Bilayer electrified-membrane with pair-atom tin catalysts for near-complete conversion of low concentration nitrate to dinitrogen

Discharge of wastewater containing nitrate (NO3−) disrupts aquatic ecosystems even at low concentrations. However, selective and rapid reduction of NO3− at low concentration to dinitrogen (N2) is technically challenging. Here, we present an electrified membrane (EM) loaded with Sn pair-atom catalysts for highly efficient NO3− reduction to N2 in a single-pass electrofiltration. The pair-atom design facilitates coupling of adsorbed N intermediates on adjacent Sn atoms to enhance N2 selectivity, which is challenging with conventional fully-isolated single-atom catalyst design. The EM ensures sufficient exposure of the catalysts and intensifies the catalyst interaction with NO3− through mass transfer enhancement to provide more N intermediates for N2 coupling.
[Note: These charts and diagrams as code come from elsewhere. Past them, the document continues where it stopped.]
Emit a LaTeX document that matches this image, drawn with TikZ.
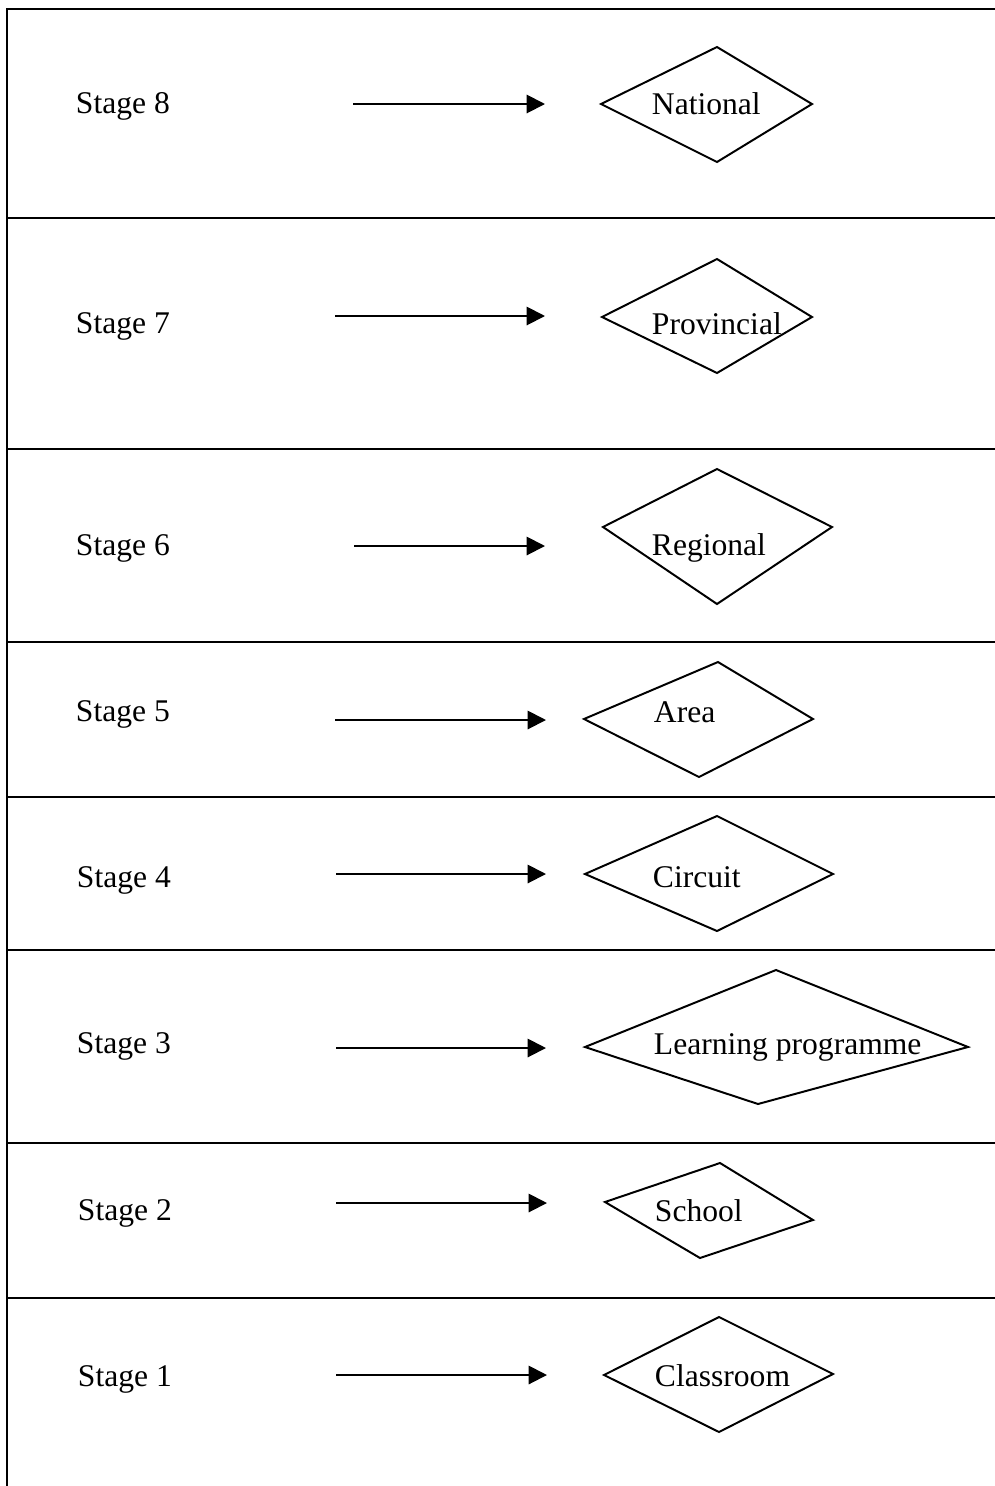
\documentclass[tikz,border=0pt]{standalone}
\usepackage{fontspec}
\setmainfont{Liberation Serif}
\usepackage{tikz}
\usetikzlibrary{arrows.meta}

\begin{document}
\begin{tikzpicture}[x=0.38pt, y=-0.38pt, line width=0.75pt,
  stagelabel/.style={anchor=base west, inner sep=0pt, font=\fontsize{12}{14}\selectfont},
  levellabel/.style={anchor=base west, inner sep=0pt, font=\fontsize{12}{14}\selectfont},
  arr/.style={-{Triangle[length=7pt, width=7pt]}}]
\useasboundingbox (0,0) rectangle (995,1486);

% frame and row lines
\draw (995,9) -- (7,9) -- (7,1486);
\draw (7,218) -- (995,218);
\draw (7,449) -- (995,449);
\draw (7,642) -- (995,642);
\draw (7,797) -- (995,797);
\draw (7,950) -- (995,950);
\draw (7,1143) -- (995,1143);
\draw (7,1298) -- (995,1298);

% stage labels
\node[stagelabel] (stage8) at (75,113) {Stage 8};
\node[stagelabel] (stage7) at (75,333) {Stage 7};
\node[stagelabel] (stage6) at (75,555) {Stage 6};
\node[stagelabel] (stage5) at (75,721) {Stage 5};
\node[stagelabel] (stage4) at (76,887) {Stage 4};
\node[stagelabel] (stage3) at (76,1053) {Stage 3};
\node[stagelabel] (stage2) at (77,1220) {Stage 2};
\node[stagelabel] (stage1) at (77,1386) {Stage 1};

% arrows
\coordinate (a8s) at (353,104);  \coordinate (a8e) at (545,104);
\coordinate (a7s) at (335,316);  \coordinate (a7e) at (545,316);
\coordinate (a6s) at (354,546);  \coordinate (a6e) at (545,546);
\coordinate (a5s) at (335,720);  \coordinate (a5e) at (546,720);
\coordinate (a4s) at (336,874);  \coordinate (a4e) at (546,874);
\coordinate (a3s) at (336,1048); \coordinate (a3e) at (546,1048);
\coordinate (a2s) at (336,1203); \coordinate (a2e) at (547,1203);
\coordinate (a1s) at (336,1375); \coordinate (a1e) at (547,1375);
\draw[arr] (a8s) -- (a8e);
\draw[arr] (a7s) -- (a7e);
\draw[arr] (a6s) -- (a6e);
\draw[arr] (a5s) -- (a5e);
\draw[arr] (a4s) -- (a4e);
\draw[arr] (a3s) -- (a3e);
\draw[arr] (a2s) -- (a2e);
\draw[arr] (a1s) -- (a1e);

% diamonds
\draw[line join=miter] (601,104) -- (717,47) -- (812,104) -- (717,162) -- cycle;
\draw[line join=miter] (602,317) -- (717,259) -- (812,317) -- (717,373) -- cycle;
\draw[line join=miter] (603,527) -- (717,469) -- (832,527) -- (717,604) -- cycle;
\draw[line join=miter] (584,719) -- (718,662) -- (813,719) -- (699,777) -- cycle;
\draw[line join=miter] (585,874) -- (717,816) -- (833,874) -- (717,931) -- cycle;
\draw[line join=miter] (585,1047) -- (776,970) -- (968,1047) -- (758,1104) -- cycle;
\draw[line join=miter] (605,1202) -- (720,1163) -- (813,1220) -- (700,1258) -- cycle;
\draw[line join=miter] (604,1375) -- (719,1317) -- (833,1374) -- (719,1432) -- cycle;

% level labels
\node[levellabel] (national) at (651,114) {National};
\node[levellabel] (provincial) at (651,334) {Provincial};
\node[levellabel] (regional) at (651,555) {Regional};
\node[levellabel] (area) at (653,722) {Area};
\node[levellabel] (circuit) at (652,887) {Circuit};
\node[levellabel] (learning) at (653,1054) {Learning programme};
\node[levellabel] (school) at (654,1221) {School};
\node[levellabel] (classroom) at (654,1386) {Classroom};
\end{tikzpicture}
\end{document}
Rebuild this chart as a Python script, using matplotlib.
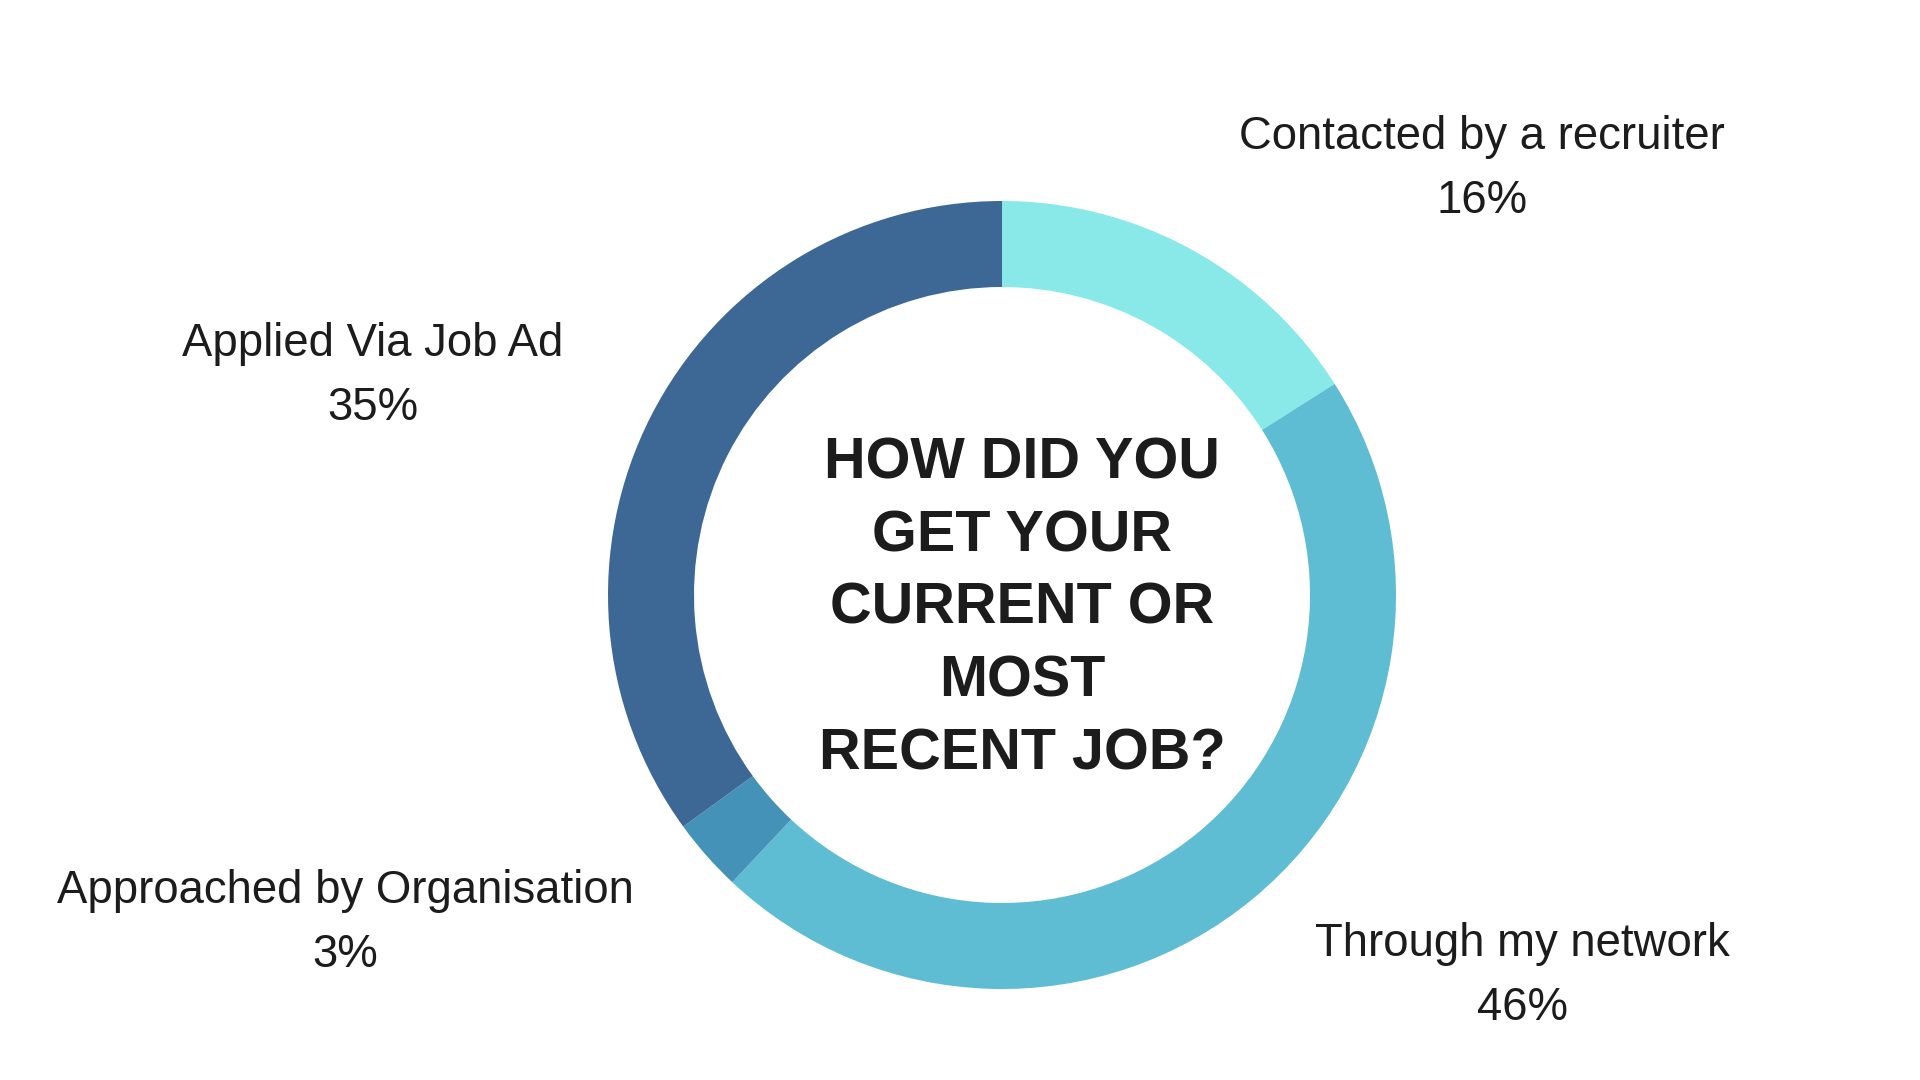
import matplotlib.pyplot as plt

# survey answers, clockwise from the top
categories = ['Contacted by a recruiter', 'Through my network',
              'Approached by Organisation', 'Applied Via Job Ad']
shares = [16, 46, 3, 35]
colors = ['#88E9E8', '#5EBCD3', '#4592B8', '#3D6896']
title_lines = ['HOW DID YOU', 'GET YOUR', 'CURRENT OR', 'MOST', 'RECENT JOB?']

# label anchor (center x, baseline y) in pixel space, one per category
label_pos = [(1482, 931), (1522, 124), (345, 177), (373, 724)]

text_color = '#1c1c1c'

fig = plt.figure(figsize=(19.2, 10.8), dpi=100)
ax = fig.add_axes([0, 0, 1, 1])

# donut
ax.pie(shares, colors=colors, startangle=90, counterclock=False,
       center=(1002, 485), radius=394,
       wedgeprops=dict(width=86, linewidth=0))

ax.set_xlim(0, 1920)
ax.set_ylim(0, 1080)
ax.set_aspect('equal')
ax.axis('off')

# outside labels: name and percentage
for name, val, (x, y) in zip(categories, shares, label_pos):
    ax.text(x, y, name, ha='center', va='baseline', fontsize=32.8,
            family='Liberation Sans', color=text_color)
    ax.text(x, y - 64, f'{val}%', ha='center', va='baseline', fontsize=32.8,
            family='Liberation Sans', color=text_color)

# title in the hole, one text per line
mid = len(title_lines) // 2
for i, line in enumerate(title_lines):
    ax.text(1022, 456 + (mid - i) * 72.6, line, ha='center', va='baseline',
            fontsize=41.5, fontweight='bold', family='Liberation Sans',
            color=text_color)

fig.savefig('out.png', dpi=100, facecolor='white')
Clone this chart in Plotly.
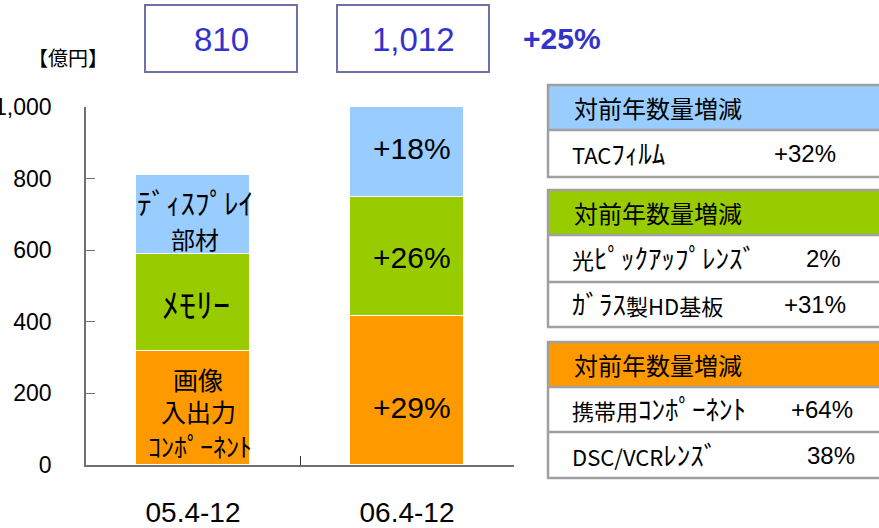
import plotly.graph_objects as go

# data
periods = ["05.4-12", "06.4-12"]
image_io = [319, 417]      # 画像入出力コンポーネント
memory = [271, 333]        # メモリー
display = [220, 262]       # ディスプレイ部材
totals = ["810", "1,012"]
total_growth = "+25%"
growth_labels_06 = ["+29%", "+26%", "+18%"]
segment_lines_05 = [["画像", "入出力", "ｺﾝﾎﾟｰﾈﾝﾄ"], ["ﾒﾓﾘｰ"], ["ﾃﾞｨｽﾌﾟﾚｲ", "部材"]]

table_header = "対前年数量増減"
table_display = [("TACﾌｨﾙﾑ", "+32%")]
table_memory = [("光ﾋﾟｯｸｱｯﾌﾟﾚﾝｽﾞ", "2%"), ("ｶﾞﾗｽ製HD基板", "+31%")]
table_image = [("携帯用ｺﾝﾎﾟｰﾈﾝﾄ", "+64%"), ("DSC/VCRﾚﾝｽﾞ", "38%")]

colors = ["#FF9900", "#99CC00", "#99CCFF"]
num_font = "Liberation Sans, Arial, sans-serif"
jp_font = "Noto Sans CJK JP, sans-serif"

W, H = 879, 528
L, R, T, B = 86, 365, 107, 63
pw, ph = W - L - R, H - T - B


def px(x):
    return (x - L) / pw


def py(y):
    return (H - B - y) / ph


def kana(s, size):
    # half-width katakana look small in Noto, so blow them up a little
    out = ""
    for ch in s:
        if "\uff61" <= ch <= "\uff9f":
            out += '<span style="font-size:%dpx">%s</span>' % (size, ch)
        else:
            out += ch
    return out


fig = go.Figure()
for vals, col in zip([image_io, memory, display], colors):
    fig.add_trace(go.Bar(x=periods, y=vals, marker_color=col,
                         marker_line=dict(color="white", width=1),
                         width=0.53, hoverinfo="skip"))

shapes = []
annotations = []


def text(x, y, s, size, color="black", family=jp_font, xanchor="center", bold=False):
    if bold:
        s = "<b>" + s + "</b>"
    annotations.append(dict(x=px(x), y=py(y), xref="paper", yref="paper", text=s,
                            showarrow=False, xanchor=xanchor, yanchor="middle",
                            font=dict(size=size, color=color, family=family)))


# total boxes on top
for cx, t in zip([221, 413], totals):
    shapes.append(dict(type="rect", xref="paper", yref="paper",
                       x0=px(cx - 76), x1=px(cx + 76), y0=py(72), y1=py(5),
                       line=dict(color="#7070A8", width=2), fillcolor="white"))
    text(cx, 40, t, 33, color="#3333CC", family=num_font)
text(562, 38, total_growth, 30, color="#3333CC", family=num_font, bold=True)
text(68, 57, "【億円】", 20)

# segment labels, first bar
text(195, 202, kana(segment_lines_05[2][0], 29), 23)
text(195, 238, segment_lines_05[2][1], 24)
text(196, 303, kana(segment_lines_05[1][0], 34), 24)
text(198, 379, segment_lines_05[0][0], 25)
text(198, 411, segment_lines_05[0][1], 25)
text(200, 445, kana(segment_lines_05[0][2], 26), 23)

# growth labels, second bar
for y, s in zip([407, 257, 148], growth_labels_06):
    text(412, y, s, 30, family=num_font)

# tables at the right
tables = [
    (85, [130, 177], colors[2], table_display, [838]),
    (190, [235, 282, 327], colors[1], table_memory, [843, 848]),
    (342, [387, 432, 478], colors[0], table_image, [855, 857]),
]
for top, lines, col, rows, right_edges in tables:
    shapes.append(dict(type="rect", xref="paper", yref="paper",
                       x0=px(548), x1=px(905), y0=py(lines[0]), y1=py(top),
                       line=dict(width=0), fillcolor=col))
    shapes.append(dict(type="rect", xref="paper", yref="paper",
                       x0=px(548), x1=px(905), y0=py(lines[-1]), y1=py(top),
                       line=dict(color="#A0A0A0", width=2.5)))
    for yl in lines[:-1]:
        shapes.append(dict(type="line", xref="paper", yref="paper",
                           x0=px(548), x1=px(905), y0=py(yl), y1=py(yl),
                           line=dict(color="#A0A0A0", width=2.5)))
    text(572, (top + lines[0]) / 2, table_header, 24, xanchor="left")
    prev = lines[0]
    for (name, pct), yl, xr in zip(rows, lines[1:], right_edges):
        cy = (prev + yl) / 2
        text(570, cy - 1, kana(name, 27), 22, xanchor="left")
        annotations.append(dict(x=px(xr), y=py(cy), xref="paper", yref="paper", text=pct,
                                showarrow=False, xanchor="right", yanchor="middle",
                                font=dict(size=24, color="black", family=num_font)))
        prev = yl

fig.update_layout(
    barmode="stack", width=W, height=H, showlegend=False,
    margin=dict(l=L, r=R, t=T, b=B),
    plot_bgcolor="white", paper_bgcolor="white",
    shapes=shapes, annotations=annotations, bargap=0,
)
fig.update_xaxes(range=[-0.5, 1.5], showline=True, linecolor="#707070", linewidth=1.5,
                 ticks="inside", tickson="boundaries", ticklen=9, tickcolor="#333333",
                 tickfont=dict(size=28, family=num_font, color="black"),
                 ticklabelstandoff=22, showgrid=False, automargin=False)
fig.update_yaxes(range=[0, 1000], tickvals=[0, 200, 400, 600, 800, 1000],
                 ticktext=["0", "200", "400", "600", "800", "1,000"],
                 showline=True, linecolor="#707070", linewidth=1.5,
                 ticks="inside", ticklen=9, tickcolor="#707070",
                 tickfont=dict(size=23, family=num_font, color="black"),
                 ticklabelstandoff=28, showgrid=False, zeroline=False, automargin=False)

# drop the default body margin so the figure sits at the page corner
fig.write_html("out.html", config={"displayModeBar": False},
               post_script="document.body.style.margin='0px';")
We further develop a reduced titanium dioxide EM as the anode to generate free chlorines for fully oxidizing the residual ammonia (<1 mg-N L−1) to N2. The sequential cathode-to-anode electrofiltration realizes near-complete removal of 10 mg-N L−1 NO3− and ~100% N2 selectivity with a water resident time on the order of seconds. Our findings advance the single-atom catalyst design for NO3− reduction and provide a practical solution for NO3− contamination at low concentrations. The selective and rapid reduction of nitrate at low concentration is technically challenging. Here, the authors report an electrified membrane loaded with Sn pair-atom catalysts that realizes near-complete removal of 10 mg-N/L nitrate and ~100% N2 selectivity during electro-filtration.